TASK DIRECTIONS — Return every line of the data below that includes the string "chart".

RECORD EXTRACTS —
━━━━━━
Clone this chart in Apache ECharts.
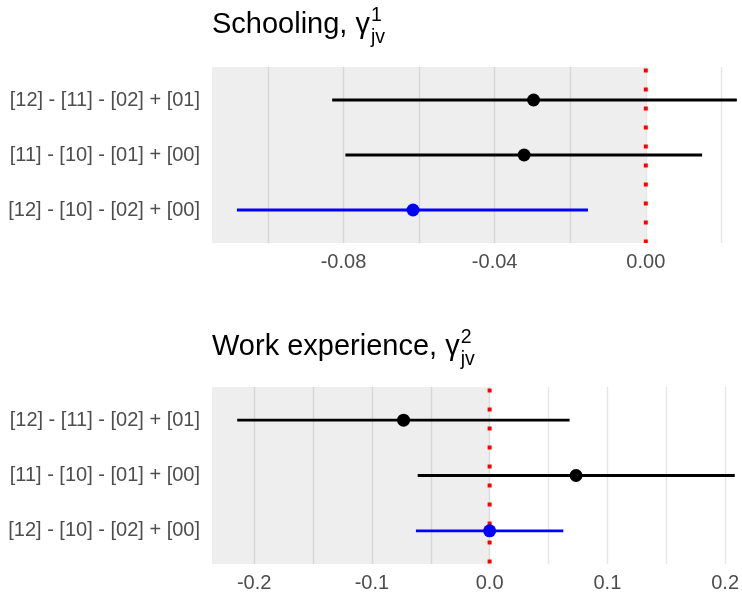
━━━━━━
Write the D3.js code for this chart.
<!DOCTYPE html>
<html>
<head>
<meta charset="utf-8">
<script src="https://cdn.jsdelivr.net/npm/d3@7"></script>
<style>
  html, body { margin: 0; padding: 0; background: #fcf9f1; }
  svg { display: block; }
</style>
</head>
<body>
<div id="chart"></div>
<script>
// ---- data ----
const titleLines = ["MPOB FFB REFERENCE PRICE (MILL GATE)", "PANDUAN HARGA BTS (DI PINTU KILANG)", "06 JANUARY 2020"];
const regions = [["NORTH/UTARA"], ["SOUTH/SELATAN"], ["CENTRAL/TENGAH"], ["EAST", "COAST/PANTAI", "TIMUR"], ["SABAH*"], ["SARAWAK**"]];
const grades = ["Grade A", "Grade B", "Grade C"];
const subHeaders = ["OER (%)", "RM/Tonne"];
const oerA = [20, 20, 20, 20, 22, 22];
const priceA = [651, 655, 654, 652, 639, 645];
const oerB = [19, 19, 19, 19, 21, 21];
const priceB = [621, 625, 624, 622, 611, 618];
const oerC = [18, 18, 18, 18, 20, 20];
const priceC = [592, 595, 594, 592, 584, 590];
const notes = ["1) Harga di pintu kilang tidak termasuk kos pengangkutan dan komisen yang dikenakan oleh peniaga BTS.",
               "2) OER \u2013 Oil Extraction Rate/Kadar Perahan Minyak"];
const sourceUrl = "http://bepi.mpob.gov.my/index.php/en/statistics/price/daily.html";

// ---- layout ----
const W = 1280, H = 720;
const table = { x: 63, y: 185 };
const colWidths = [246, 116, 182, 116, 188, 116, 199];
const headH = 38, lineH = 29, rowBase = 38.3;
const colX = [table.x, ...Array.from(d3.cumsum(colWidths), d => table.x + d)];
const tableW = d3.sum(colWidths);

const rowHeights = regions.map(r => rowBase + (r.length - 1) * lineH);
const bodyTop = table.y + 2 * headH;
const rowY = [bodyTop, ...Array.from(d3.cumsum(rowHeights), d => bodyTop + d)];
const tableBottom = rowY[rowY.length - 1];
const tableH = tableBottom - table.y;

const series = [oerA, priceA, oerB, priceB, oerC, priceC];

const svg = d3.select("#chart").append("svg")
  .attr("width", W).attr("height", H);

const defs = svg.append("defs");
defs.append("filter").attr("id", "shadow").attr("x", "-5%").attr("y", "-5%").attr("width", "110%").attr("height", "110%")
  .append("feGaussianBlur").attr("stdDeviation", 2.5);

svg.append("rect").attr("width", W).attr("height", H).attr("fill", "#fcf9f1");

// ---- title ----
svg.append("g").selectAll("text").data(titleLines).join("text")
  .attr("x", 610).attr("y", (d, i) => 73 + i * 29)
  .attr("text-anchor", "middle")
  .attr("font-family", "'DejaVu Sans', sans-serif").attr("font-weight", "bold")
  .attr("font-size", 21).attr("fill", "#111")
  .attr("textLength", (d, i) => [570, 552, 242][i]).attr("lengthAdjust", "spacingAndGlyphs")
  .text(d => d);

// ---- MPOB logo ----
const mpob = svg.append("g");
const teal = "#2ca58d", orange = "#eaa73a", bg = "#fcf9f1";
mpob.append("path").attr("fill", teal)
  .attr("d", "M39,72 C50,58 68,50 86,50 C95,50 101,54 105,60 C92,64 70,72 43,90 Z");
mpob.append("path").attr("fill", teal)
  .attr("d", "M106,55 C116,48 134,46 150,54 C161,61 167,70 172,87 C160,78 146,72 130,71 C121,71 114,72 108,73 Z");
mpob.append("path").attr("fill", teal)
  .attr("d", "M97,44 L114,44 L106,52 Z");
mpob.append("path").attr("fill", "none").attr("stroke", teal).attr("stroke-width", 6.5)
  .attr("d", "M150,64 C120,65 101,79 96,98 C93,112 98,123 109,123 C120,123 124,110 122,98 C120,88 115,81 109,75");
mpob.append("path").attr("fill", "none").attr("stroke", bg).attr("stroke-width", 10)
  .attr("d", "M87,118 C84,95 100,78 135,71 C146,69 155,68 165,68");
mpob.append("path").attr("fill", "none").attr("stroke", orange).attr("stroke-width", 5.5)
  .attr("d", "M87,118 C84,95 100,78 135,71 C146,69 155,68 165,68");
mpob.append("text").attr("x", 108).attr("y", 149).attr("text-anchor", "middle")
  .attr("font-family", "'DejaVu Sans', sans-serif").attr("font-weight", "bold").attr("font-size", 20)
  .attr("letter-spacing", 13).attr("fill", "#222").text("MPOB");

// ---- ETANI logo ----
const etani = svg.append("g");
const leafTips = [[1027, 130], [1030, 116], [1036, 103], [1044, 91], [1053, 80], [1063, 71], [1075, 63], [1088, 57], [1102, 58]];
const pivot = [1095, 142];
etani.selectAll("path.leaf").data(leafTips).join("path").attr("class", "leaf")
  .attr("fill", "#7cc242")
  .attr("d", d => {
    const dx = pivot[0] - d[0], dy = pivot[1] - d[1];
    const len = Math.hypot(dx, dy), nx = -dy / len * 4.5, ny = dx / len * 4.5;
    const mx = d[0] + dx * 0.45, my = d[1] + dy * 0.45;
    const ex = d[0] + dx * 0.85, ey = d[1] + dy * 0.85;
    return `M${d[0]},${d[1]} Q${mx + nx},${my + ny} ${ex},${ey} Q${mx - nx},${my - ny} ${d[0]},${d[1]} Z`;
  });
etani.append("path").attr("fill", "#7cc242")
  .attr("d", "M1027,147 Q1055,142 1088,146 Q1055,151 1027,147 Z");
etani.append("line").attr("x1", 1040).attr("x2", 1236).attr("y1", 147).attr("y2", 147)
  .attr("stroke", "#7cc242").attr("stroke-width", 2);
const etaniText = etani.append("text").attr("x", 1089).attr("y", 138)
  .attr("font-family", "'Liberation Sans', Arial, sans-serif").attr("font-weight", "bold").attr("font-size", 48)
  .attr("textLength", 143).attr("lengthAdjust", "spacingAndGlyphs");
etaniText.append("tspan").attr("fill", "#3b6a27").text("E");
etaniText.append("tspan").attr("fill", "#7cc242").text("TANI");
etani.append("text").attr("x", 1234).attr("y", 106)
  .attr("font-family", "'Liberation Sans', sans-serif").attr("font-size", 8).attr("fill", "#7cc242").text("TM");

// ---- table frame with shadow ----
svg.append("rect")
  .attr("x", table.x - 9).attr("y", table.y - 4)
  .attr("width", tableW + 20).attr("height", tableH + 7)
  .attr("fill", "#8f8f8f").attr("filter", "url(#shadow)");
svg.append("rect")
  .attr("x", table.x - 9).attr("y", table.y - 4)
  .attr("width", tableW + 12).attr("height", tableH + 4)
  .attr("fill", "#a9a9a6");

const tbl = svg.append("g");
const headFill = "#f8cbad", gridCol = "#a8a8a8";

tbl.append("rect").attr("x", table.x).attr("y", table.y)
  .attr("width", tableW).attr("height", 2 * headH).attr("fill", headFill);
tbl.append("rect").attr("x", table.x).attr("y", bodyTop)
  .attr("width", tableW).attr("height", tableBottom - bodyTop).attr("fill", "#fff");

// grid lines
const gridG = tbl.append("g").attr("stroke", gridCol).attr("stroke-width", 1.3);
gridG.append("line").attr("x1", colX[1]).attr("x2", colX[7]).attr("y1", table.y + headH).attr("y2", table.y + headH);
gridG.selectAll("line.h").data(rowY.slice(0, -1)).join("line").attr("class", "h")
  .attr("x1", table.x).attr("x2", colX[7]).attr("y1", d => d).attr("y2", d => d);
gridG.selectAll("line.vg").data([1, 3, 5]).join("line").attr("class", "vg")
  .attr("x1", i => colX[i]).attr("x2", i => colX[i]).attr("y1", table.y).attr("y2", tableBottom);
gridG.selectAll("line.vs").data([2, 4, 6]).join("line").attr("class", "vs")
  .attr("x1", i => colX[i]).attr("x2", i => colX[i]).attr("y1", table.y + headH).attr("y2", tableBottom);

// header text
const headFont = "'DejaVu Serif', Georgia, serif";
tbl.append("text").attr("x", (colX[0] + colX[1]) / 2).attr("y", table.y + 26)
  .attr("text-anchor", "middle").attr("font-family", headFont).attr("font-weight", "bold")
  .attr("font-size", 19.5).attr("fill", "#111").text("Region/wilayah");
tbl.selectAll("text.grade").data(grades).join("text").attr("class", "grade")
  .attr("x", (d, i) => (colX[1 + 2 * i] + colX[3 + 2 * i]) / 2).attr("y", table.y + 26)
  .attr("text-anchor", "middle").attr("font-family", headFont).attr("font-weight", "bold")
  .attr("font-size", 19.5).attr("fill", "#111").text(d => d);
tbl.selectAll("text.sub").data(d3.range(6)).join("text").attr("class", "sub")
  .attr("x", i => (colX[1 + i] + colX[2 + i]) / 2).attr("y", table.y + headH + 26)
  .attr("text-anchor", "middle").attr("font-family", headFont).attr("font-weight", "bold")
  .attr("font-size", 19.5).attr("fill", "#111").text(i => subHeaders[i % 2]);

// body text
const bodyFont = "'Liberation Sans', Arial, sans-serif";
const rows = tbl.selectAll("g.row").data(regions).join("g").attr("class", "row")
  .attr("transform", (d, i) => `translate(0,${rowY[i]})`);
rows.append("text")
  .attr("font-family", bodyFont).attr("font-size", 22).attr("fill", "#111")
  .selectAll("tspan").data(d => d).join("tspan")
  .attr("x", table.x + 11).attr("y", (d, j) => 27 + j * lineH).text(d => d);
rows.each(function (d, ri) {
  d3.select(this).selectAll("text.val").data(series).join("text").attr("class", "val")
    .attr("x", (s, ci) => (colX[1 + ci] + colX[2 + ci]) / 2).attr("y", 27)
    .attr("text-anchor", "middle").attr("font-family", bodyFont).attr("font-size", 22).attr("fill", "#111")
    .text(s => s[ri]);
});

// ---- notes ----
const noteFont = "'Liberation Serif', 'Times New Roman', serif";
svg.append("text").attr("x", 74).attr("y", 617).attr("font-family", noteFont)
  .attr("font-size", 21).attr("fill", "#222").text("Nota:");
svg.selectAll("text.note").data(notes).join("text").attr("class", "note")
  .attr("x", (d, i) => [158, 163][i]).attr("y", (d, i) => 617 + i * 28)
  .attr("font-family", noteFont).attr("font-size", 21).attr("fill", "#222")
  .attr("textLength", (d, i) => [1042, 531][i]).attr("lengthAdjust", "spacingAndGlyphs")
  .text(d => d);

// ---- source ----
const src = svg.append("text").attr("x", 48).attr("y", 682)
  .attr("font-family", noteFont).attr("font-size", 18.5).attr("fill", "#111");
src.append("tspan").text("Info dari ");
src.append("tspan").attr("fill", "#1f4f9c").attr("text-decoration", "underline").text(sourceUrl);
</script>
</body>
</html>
━━━━━━
CORRECT OUTPUT —
Clone this chart in Apache ECharts.
Write the D3.js code for this chart.
<div id="chart"></div>
const svg = d3.select("#chart").append("svg")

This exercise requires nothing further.